Paradoxalement, ceux qui ont le plus besoin de cette adaptation sont bien ceux qui font face à plus de changement, alors même qu’ils le désiraient avant : 82 % des personnes qui travaillent à distance considèrent que leur travail est affecté par le stress (78 % le ressentent au moins une fois par semaine), contre 57 % pour les personnes qui travaillent sur site.

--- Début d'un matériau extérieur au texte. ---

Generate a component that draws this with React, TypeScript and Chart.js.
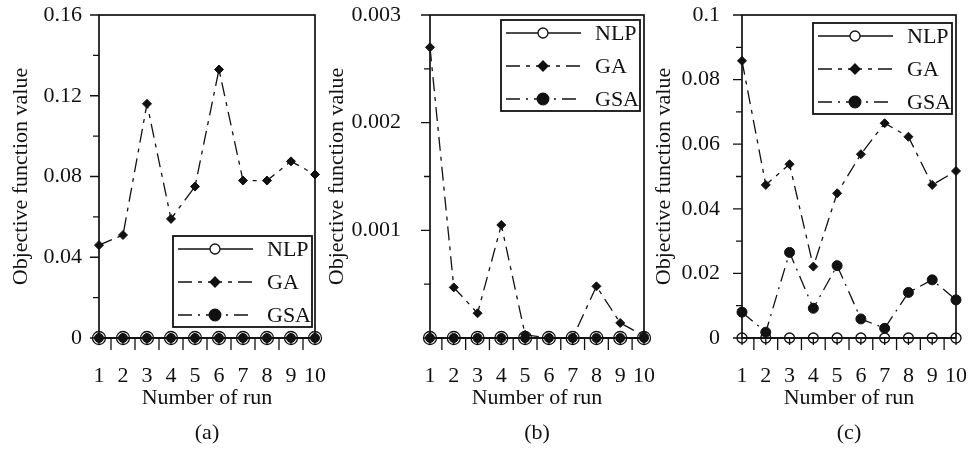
import React, { useEffect, useRef } from 'react';
import { Chart, registerables } from 'chart.js';

Chart.register(...registerables);

// ---------- data ----------
const runs = [1, 2, 3, 4, 5, 6, 7, 8, 9, 10];
const xTickLabels = ['1', '2', '3', '4', '5', '6', '7', '8', '9', '10'];
const seriesNames = ['NLP', 'GA', 'GSA'];
const xTitle = 'Number of run';
const yTitle = 'Objective function value';
const panelLabels = ['(a)', '(b)', '(c)'];

const nlpA = [0, 0, 0, 0, 0, 0, 0, 0, 0, 0];
const gaA = [0.046, 0.051, 0.116, 0.059, 0.075, 0.133, 0.078, 0.078, 0.0875, 0.081];
const gsaA = [0, 0, 0, 0, 0, 0, 0, 0, 0, 0];

const nlpB = [0, 0, 0, 0, 0, 0, 0, 0, 0, 0];
const gaB = [0.0027, 0.00047, 0.00023, 0.00105, 0.00003, 0, 0, 0.00048, 0.00014, 0.00002];
const gsaB = [0, 0, 0, 0, 0, 0, 0, 0, 0, 0];

const nlpC = [0, 0, 0, 0, 0, 0, 0, 0, 0, 0];
const gaC = [0.0858, 0.0474, 0.0538, 0.0221, 0.0448, 0.0569, 0.0665, 0.0623, 0.0474, 0.0517];
const gsaC = [0.008, 0.0018, 0.0265, 0.0092, 0.0224, 0.0059, 0.003, 0.0141, 0.018, 0.0118];

const yTicksA = [0, 0.04, 0.08, 0.12, 0.16];
const yLabelsA = ['0', '0.04', '0.08', '0.12', '0.16'];
const yTicksB = [0.001, 0.002, 0.003];
const yLabelsB = ['0.001', '0.002', '0.003'];
const yTicksC = [0, 0.02, 0.04, 0.06, 0.08, 0.1];
const yLabelsC = ['0', '0.02', '0.04', '0.06', '0.08', '0.1'];

// ---------- styling / layout ----------
const FONT = "'Liberation Serif', 'Times New Roman', serif";
const INK = '#111';

type Panel = {
  nlp: number[]; ga: number[]; gsa: number[];
  yMax: number; yMinor: number; yTicks: number[]; yLabels: string[];
  label: string;
  padLeft: number; yWidth: number; padRight: number; tickPad: number;
  legend: { corner: 'tr' | 'br'; dx: number; dy: number };
  nlpR: number; gaR: number; gsaR: number;
};

const panels: Panel[] = [
  {
    nlp: nlpA, ga: gaA, gsa: gsaA, yMax: 0.16, yMinor: 0.02, yTicks: yTicksA, yLabels: yLabelsA,
    label: panelLabels[0], padLeft: 7.8, yWidth: 91.2, padRight: 653, tickPad: 9,
    legend: { corner: 'br', dx: 3, dy: 11 }, nlpR: 6.5, gaR: 4.5, gsaR: 4.5,
  },
  {
    nlp: nlpB, ga: gaB, gsa: gsaB, yMax: 0.003, yMinor: 0.0005, yTicks: yTicksB, yLabels: yLabelsB,
    label: panelLabels[1], padLeft: 324.3, yWidth: 105.7, padRight: 324, tickPad: 21,
    legend: { corner: 'tr', dx: 4, dy: 5 }, nlpR: 6.5, gaR: 4.5, gsaR: 4.5,
  },
  {
    nlp: nlpC, ga: gaC, gsa: gsaC, yMax: 0.1, yMinor: 0.01, yTicks: yTicksC, yLabels: yLabelsC,
    label: panelLabels[2], padLeft: 650.8, yWidth: 91.2, padRight: 12, tickPad: 14,
    legend: { corner: 'tr', dx: 4, dy: 8 }, nlpR: 5, gaR: 4.5, gsaR: 5,
  },
];

const dashGA = [14, 6, 4, 6];
const dashGSA = [14, 6, 2, 6];

function drawMarker(ctx: CanvasRenderingContext2D, style: string, x: number, y: number, r: number, fill: boolean) {
  ctx.beginPath();
  if (style === 'rectRot') {
    ctx.moveTo(x, y - r);
    ctx.lineTo(x + r, y);
    ctx.lineTo(x, y + r);
    ctx.lineTo(x - r, y);
    ctx.closePath();
  } else {
    ctx.arc(x, y, r, 0, Math.PI * 2);
  }
  ctx.fillStyle = fill ? INK : '#fff';
  ctx.fill();
  ctx.setLineDash([]);
  ctx.lineWidth = 1.3;
  ctx.strokeStyle = INK;
  ctx.stroke();
}

const framePlugin = {
  id: 'frameTicks',
  beforeDatasetsDraw(chart: any, _a: any, opts: any) {
    const { ctx, chartArea: a, scales } = chart;
    const x = scales.x, y = scales.y;
    ctx.save();
    ctx.strokeStyle = INK;
    ctx.lineWidth = 1.3;
    ctx.beginPath();
    const n = Math.round((y.max - y.min) / opts.yMinor);
    for (let i = 0; i <= n; i++) {
      const v = y.min + i * opts.yMinor;
      const py = y.getPixelForValue(v);
      const major = opts.yTicks.some((m: number) => Math.abs(m - v) < opts.yMinor * 1e-3);
      ctx.moveTo(a.left - (major ? 9 : 6), py);
      ctx.lineTo(a.left, py);
    }
    for (let v = x.min; v <= x.max + 1e-9; v += 0.5) {
      const px = x.getPixelForValue(v);
      const isInt = Math.abs(v - Math.round(v)) < 1e-9;
      ctx.moveTo(px, a.bottom);
      ctx.lineTo(px, a.bottom + (isInt ? 7 : 12));
    }
    ctx.stroke();
    ctx.lineWidth = 1.7;
    ctx.strokeRect(a.left, a.top, a.right - a.left, a.bottom - a.top);
    ctx.restore();
  },
};

const legendPlugin = {
  id: 'boxLegend',
  afterDraw(chart: any, _a: any, opts: any) {
    const { ctx, chartArea: a } = chart;
    const w = 139, h = 91;
    const left = a.right - opts.dx - w;
    const top = opts.corner === 'tr' ? a.top + opts.dy : a.bottom - opts.dy - h;
    ctx.save();
    ctx.fillStyle = '#fff';
    ctx.fillRect(left, top, w, h);
    ctx.lineWidth = 1.8;
    ctx.strokeStyle = INK;
    ctx.setLineDash([]);
    ctx.strokeRect(left, top, w, h);
    const rows = [13, 46, 79];
    chart.data.datasets.forEach((ds: any, i: number) => {
      const cy = top + rows[i];
      ctx.beginPath();
      ctx.setLineDash(ds.borderDash || []);
      ctx.lineWidth = 1.3;
      ctx.strokeStyle = INK;
      ctx.moveTo(left + 5, cy);
      ctx.lineTo(left + 80, cy);
      ctx.stroke();
      const filled = ds.pointBackgroundColor !== 'rgba(0,0,0,0)';
      const r = ds.pointStyle === 'rectRot' ? 5 : filled ? 5.8 : 5;
      drawMarker(ctx, ds.pointStyle, left + 42, cy, r, filled);
      ctx.fillStyle = INK;
      ctx.font = `22px ${FONT}`;
      ctx.textAlign = 'left';
      ctx.textBaseline = 'middle';
      ctx.fillText(ds.label, left + 94, cy + 1);
    });
    ctx.restore();
  },
};

function toPoints(vals: number[]) {
  return runs.map((r, i) => ({ x: r, y: vals[i] }));
}

function PanelChart({ p }: { p: Panel }) {
  const ref = useRef<HTMLCanvasElement | null>(null);
  useEffect(() => {
    if (!ref.current) return;
    const chart = new Chart(ref.current, {
      type: 'line',
      data: {
        datasets: [
          {
            label: seriesNames[0], data: toPoints(p.nlp), borderColor: INK, borderWidth: 1.3,
            borderDash: [], pointStyle: 'circle', pointRadius: p.nlpR,
            pointBackgroundColor: 'rgba(0,0,0,0)', pointBorderColor: INK, pointBorderWidth: 1.3,
            clip: false, tension: 0,
          },
          {
            label: seriesNames[1], data: toPoints(p.ga), borderColor: INK, borderWidth: 1.3,
            borderDash: dashGA, pointStyle: 'rectRot', pointRadius: p.gaR,
            pointBackgroundColor: INK, pointBorderColor: INK, pointBorderWidth: 1,
            clip: false, tension: 0,
          },
          {
            label: seriesNames[2], data: toPoints(p.gsa), borderColor: INK, borderWidth: 1.3,
            borderDash: dashGSA, pointStyle: 'circle', pointRadius: p.gsaR,
            pointBackgroundColor: INK, pointBorderColor: INK, pointBorderWidth: 1,
            clip: false, tension: 0,
          },
        ] as any,
      },
      options: {
        animation: false,
        responsive: false,
        devicePixelRatio: 1,
        events: [],
        layout: { padding: { left: p.padLeft, right: p.padRight, top: 15, bottom: 0 } },
        plugins: {
          legend: { display: false },
          tooltip: { enabled: false },
          frameTicks: { yMinor: p.yMinor, yTicks: p.yTicks },
          boxLegend: p.legend,
        } as any,
        scales: {
          x: {
            type: 'linear', min: 1, max: 10,
            grid: { display: false }, border: { display: false },
            afterBuildTicks: (s: any) => { s.ticks = runs.map((v) => ({ value: v })); },
            afterFit: (s: any) => { s.height = 115; s.paddingLeft = 0; s.paddingRight = 0; },
            ticks: {
              padding: 17, color: INK, font: { family: FONT, size: 22 }, maxRotation: 0, autoSkip: false,
              callback: (v: any) => xTickLabels[runs.indexOf(Number(v))] ?? '',
            },
            title: {
              display: true, text: [xTitle, p.label], color: INK,
              font: { family: FONT, size: 22, lineHeight: 35 / 22 },
              padding: { top: 0, bottom: 2.5 },
            },
          },
          y: {
            type: 'linear', min: 0, max: p.yMax,
            grid: { display: false }, border: { display: false },
            afterBuildTicks: (s: any) => { s.ticks = p.yTicks.map((v) => ({ value: v })); },
            afterFit: (s: any) => { s.width = p.yWidth; s.paddingTop = 0; s.paddingBottom = 0; },
            ticks: {
              padding: p.tickPad, color: INK, font: { family: FONT, size: 22 },
              callback: (v: any) => {
                const i = p.yTicks.findIndex((t) => Math.abs(t - Number(v)) < p.yMax * 1e-6);
                return i >= 0 ? p.yLabels[i] : '';
              },
            },
            title: {
              display: true, text: yTitle, color: INK,
              font: { family: FONT, size: 22, lineHeight: 1.2 },
              padding: 0,
            },
          },
        } as any,
      },
      plugins: [framePlugin, legendPlugin],
    });
    return () => chart.destroy();
  }, [p]);
  return (
    <canvas
      ref={ref}
      width={968}
      height={453}
      style={{ position: 'absolute', left: 0, top: 0, width: 968, height: 453 }}
    />
  );
}

export default function App() {
  return (
    <div style={{ position: 'absolute', left: 0, top: 0, width: 968, height: 453, background: '#fff', overflow: 'hidden' }}>
      {panels.map((p, i) => (
        <PanelChart key={i} p={p} />
      ))}
    </div>
  );
}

Logiquement, ceux travaillant en mode hybride coupent la poire en deux : ils sont 62%.
Un point inquiétant : les collaborateurs sur site sont 36 % à juger que leur employeur ne prend aucune mesure proactive pour favoriser leur santé mentale au travail, alors que ce chiffre n’est que de 17 % parmi les télétravailleurs.
Ultime conséquence de ces perceptions et de la difficulté d’adaptation des entreprises elles-mêmes : les télétravailleurs sont 81 %, à avoir songé à un changement de carrière au cours des 12 derniers mois, contre 62 % de ceux travaillant en mode hybride et 54 % des collaborateurs sur site…
Plus prudents, mais plus optimistes !
Et pourtant, Les télétravailleurs français : d’une part sont satisfaits, à 91 %, de leur situation de travail à distance ; d’autre part se considèrent relativement optimistes concernant les cinq prochaines années au niveau professionnel (84 %), comparé à la moyenne globale des salariés interrogés (75 %), notamment leurs collègues qui travaillent uniquement sur site (72 %).
Peut-être les télétravailleurs établissent-ils plus que les autres une différence entre leur situation globale et leur travail professionnel ? Cette hypothèse parait accréditée par le fait que le salaire est la principale motivation au travail pour 68 % de ceux qui travaillent uniquement sur site… et seulement pour 41 % de ceux qui travaillent à distance.
Finalement, il semble raisonnable de penser que le mode hybride constitue la meilleure solution, chaque fois qu’il est possible, car c’est l’alternance entre des temps de travail personnels à forte concentration et des temps de travail collectifs à fort partage qui suscite le plus de créativité et d’efficience.